Around 24 so-called mental health professionals terrible ignorance, arrogance and brutality combined with my employer’s attitude, the Workers’ Compensation Boards terrorization, the Union playing ball with them all, assisted by 2 flight attendant snitches.

Broken Wings: A Flight Attendant’s Journey is deeply personal. What was the most difficult truth you had to put on the page?

There was no difficult truth. Everything is right from the heart.

Writing a memoir often reopens wounds. Did revisiting those experiences help your healing, or did it complicate it?

Neither-Nor. I began to write it in the middle of the 10 years the above entities tried to drive me into suicide or onto Vancouver’s famous skid road. I think it saved me from that fate.

Your investigative series The PTSD Fallacy takes a bold step beyond personal narrative. What compelled you to challenge the mental-health industry so directly?

Meeting 26 or so US Military personnel o/b a cruise ship in 2026 for 45 minutes in the middle of the Atlantic on a journey from Tampa to Copenhagen with ONE stop. To see these men and one woman destroyed by the mental health profession so shook me, that I for the remaining 8 days of the journey contemplated how I would feel on my deathbed, if I did not share with the world what I had done by osmosis to heal myself from PTSD. The rest is history.

What did your research reveal that most surprised or unsettled you about how PTSD is diagnosed and treated?

The ignorants of all professing to be experts in it. It borders on the criminal. Their success rate is reflected by the multitude of US and Canadian soldiers populating city streets, as pharmaceutical drugs drag them further into the PTSD misery destroying both body and mind.

Resilience is a core theme in your work.
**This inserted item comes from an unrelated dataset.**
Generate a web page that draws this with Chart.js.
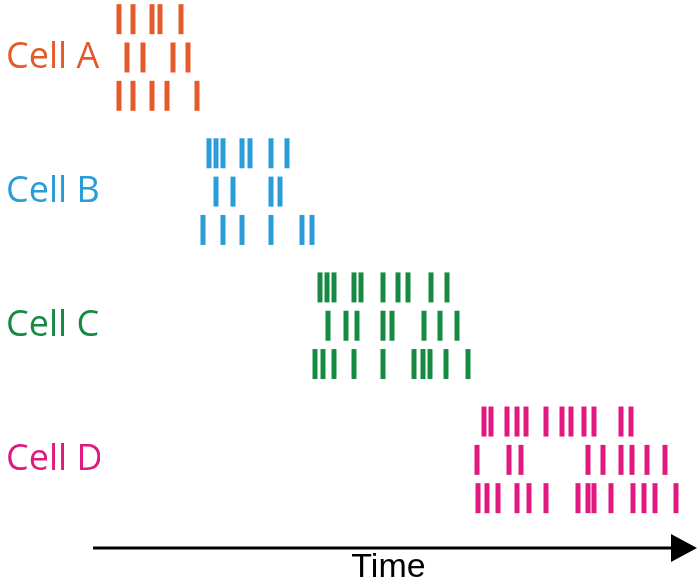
<!DOCTYPE html>
<html lang="en">
<head>
    <meta charset="UTF-8">
    <title>Cell firing over time</title>
    <script src="https://cdn.jsdelivr.net/npm/chart.js@4.4.1/dist/chart.umd.min.js"></script>
    <style>
        body, html {
            margin: 0;
            padding: 0;
            background: #fff;
            overflow: hidden;
        }
        .chart-box {
            width: 700px;
            height: 585px;
        }
        canvas {
            display: block;
        }
    </style>
</head>
<body>
    <div class="chart-box">
        <canvas id="raster"></canvas>
    </div>

    <script>
        // cell names and colours
        const cellNames = ['Cell A', 'Cell B', 'Cell C', 'Cell D'];
        const cellColors = ['#E45A2A', '#2A9CD8', '#178A42', '#E0187F'];

        // spike times (arbitrary time units), three trials per cell
        const cellA = [
            [26, 40, 59, 67, 88],
            [34, 50, 80, 95],
            [26, 40, 59, 74, 104]
        ];
        const cellB = [
            [116, 123, 130, 149, 157, 178, 194],
            [123, 140, 178, 187],
            [110, 130, 149, 178, 209, 219]
        ];
        const cellC = [
            [227, 234, 241, 261, 268, 290, 305, 315, 338, 354],
            [235, 253, 264, 290, 299, 331, 347, 364],
            [222, 230, 241, 261, 290, 321, 330, 337, 353, 375]
        ];
        const cellD = [
            [391, 398, 414, 424, 433, 453, 469, 478, 491, 501, 528, 538],
            [384, 416, 428, 495, 510, 528, 539, 554, 572],
            [385, 394, 405, 424, 436, 453, 485, 495, 501, 518, 540, 551, 562, 583]
        ];

        const cells = [cellA, cellB, cellC, cellD];

        // visible time window, and where the time arrow starts / ends
        const timeMin = 7;
        const timeMax = 584;
        const arrowStart = 0;
        const arrowEnd = 604;

        // each cell takes 3 trial rows plus half a row gap
        const rowsPerCell = 3.5;

        const datasets = [];
        cells.forEach((trials, c) => {
            trials.forEach((spikes, t) => {
                datasets.push({
                    label: cellNames[c] + ' trial ' + (t + 1),
                    data: spikes.map(s => ({ x: s, y: c * rowsPerCell + t })),
                    pointStyle: 'line',
                    rotation: 90,
                    radius: 15,
                    hoverRadius: 15,
                    borderWidth: 5,
                    hoverBorderWidth: 5,
                    borderColor: cellColors[c],
                    backgroundColor: cellColors[c],
                    clip: false
                });
            });
        });

        // time arrow along the bottom of the plot
        const timeArrow = {
            id: 'timeArrow',
            afterDraw(chart) {
                const ctx = chart.ctx;
                const xs = chart.scales.x;
                const x0 = xs.getPixelForValue(arrowStart);
                const x1 = xs.getPixelForValue(arrowEnd);
                const y = chart.chartArea.bottom;
                ctx.save();
                ctx.strokeStyle = '#000';
                ctx.fillStyle = '#000';
                ctx.lineWidth = 3;
                ctx.beginPath();
                ctx.moveTo(x0, y);
                ctx.lineTo(x1 - 20, y);
                ctx.stroke();
                ctx.beginPath();
                ctx.moveTo(x1, y);
                ctx.lineTo(x1 - 26, y - 14);
                ctx.lineTo(x1 - 26, y + 14);
                ctx.closePath();
                ctx.fill();
                ctx.restore();
            }
        };

        new Chart(document.getElementById('raster').getContext('2d'), {
            type: 'scatter',
            data: { datasets: datasets },
            options: {
                responsive: true,
                maintainAspectRatio: false,
                animation: false,
                events: [],
                layout: {
                    autoPadding: false,
                    padding: { left: 6, right: 23, top: 0, bottom: 0 }
                },
                plugins: {
                    legend: { display: false },
                    tooltip: { enabled: false }
                },
                scales: {
                    x: {
                        type: 'linear',
                        min: timeMin,
                        max: timeMax,
                        grid: { display: false, drawTicks: false },
                        border: { display: false },
                        ticks: { display: false },
                        title: {
                            display: true,
                            text: 'Time',
                            color: '#000',
                            font: { family: 'Liberation Sans, Arial, sans-serif', size: 34, lineHeight: 1 },
                            padding: { top: 3, bottom: 0 }
                        }
                    },
                    y: {
                        type: 'linear',
                        reverse: true,
                        min: -0.5,
                        max: 13.8,
                        grid: { display: false, drawTicks: false },
                        border: { display: false },
                        afterBuildTicks: (scale) => {
                            scale.ticks = cellNames.map((n, i) => ({ value: i * rowsPerCell + 1 }));
                        },
                        afterFit: (scale) => {
                            scale.width = 94;
                            scale.paddingTop = 0;
                            scale.paddingBottom = 0;
                        },
                        ticks: {
                            autoSkip: false,
                            crossAlign: 'far',
                            padding: 0,
                            font: { family: 'Open Sans', size: 36 },
                            color: (ctx) => cellColors[ctx.index],
                            callback: (value, index) => cellNames[index]
                        }
                    }
                }
            },
            plugins: [timeArrow]
        });
    </script>
</body>
</html>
How do you personally define resilience after everything you’ve endured?

Taking control over ones own thinking. Watching it like a hawk and changing it to ones liking. Perpetually kick the self into action.

Be aware that all that is ask of us when dwelling on this plane is to carry ourselves with honour, integrity and graciousness at any given moment… we get A for effort form those in the unseen assisting us, if asked... and to apply almost brutal discipline, determination, willpower and persitency to our undertakings. Ones we earnestly make that our leitmotif, our sole intention, we will see our lives change for the better.

How did losing—and then redefining—your career force you to rethink identity and self-worth?

Never gave it a thought. Just knew in 2016, that I had to write, and now know it is my reason for being alive, otherwise I could not do it, because the revelations I make daily during research are so sinister and evil to easily depress, if unlearned in the art of “flowing above it.”

Living on Vancouver Island sounds like a quieter chapter. How has this environment influenced your writing and sense of peace?

Little per se. Having travelled since the age of 5, meeting people all over the world for decades, it is no different here than anywhere else in regards to humanity.

However, I like the at times rough weather, being able to grow vegetables year round and my own potatoes, the soothing ocean facing me, or me facing it, rather, the peace and quiet of a hamlet.

Sailing now plays an important role in your life. Do you see parallels between sailing, flying, and storytelling?

All the same, as merchant mariners also are a spiritual group of folk having seen what air and sea can throw at one, and thus both groups encountering many situations rattling the soul and fit for telling .

What do you hope readers take away from your work—especially those who feel unheard or dismissed within the mental-health system?

Nothing. I have no power over my readers and hope for nothing.

It is me I am concerned about, knowing that if I do not fulfill my life’s main objective, to bring my discoveries to the world, I will have missed my duty and failed this live’s performance. I am unwilling to take that risk, therefore I will write until I drop dead.

Would you recommend AllAuthor to fellow authors, and if so, what services or tools on the platform have you found most useful in growing your business?

Of course I would, finding all your tools and services helpful. However, it is my co-pilot Ms. Kera McHugh who is in charge of all business aspects. I am merely the writer.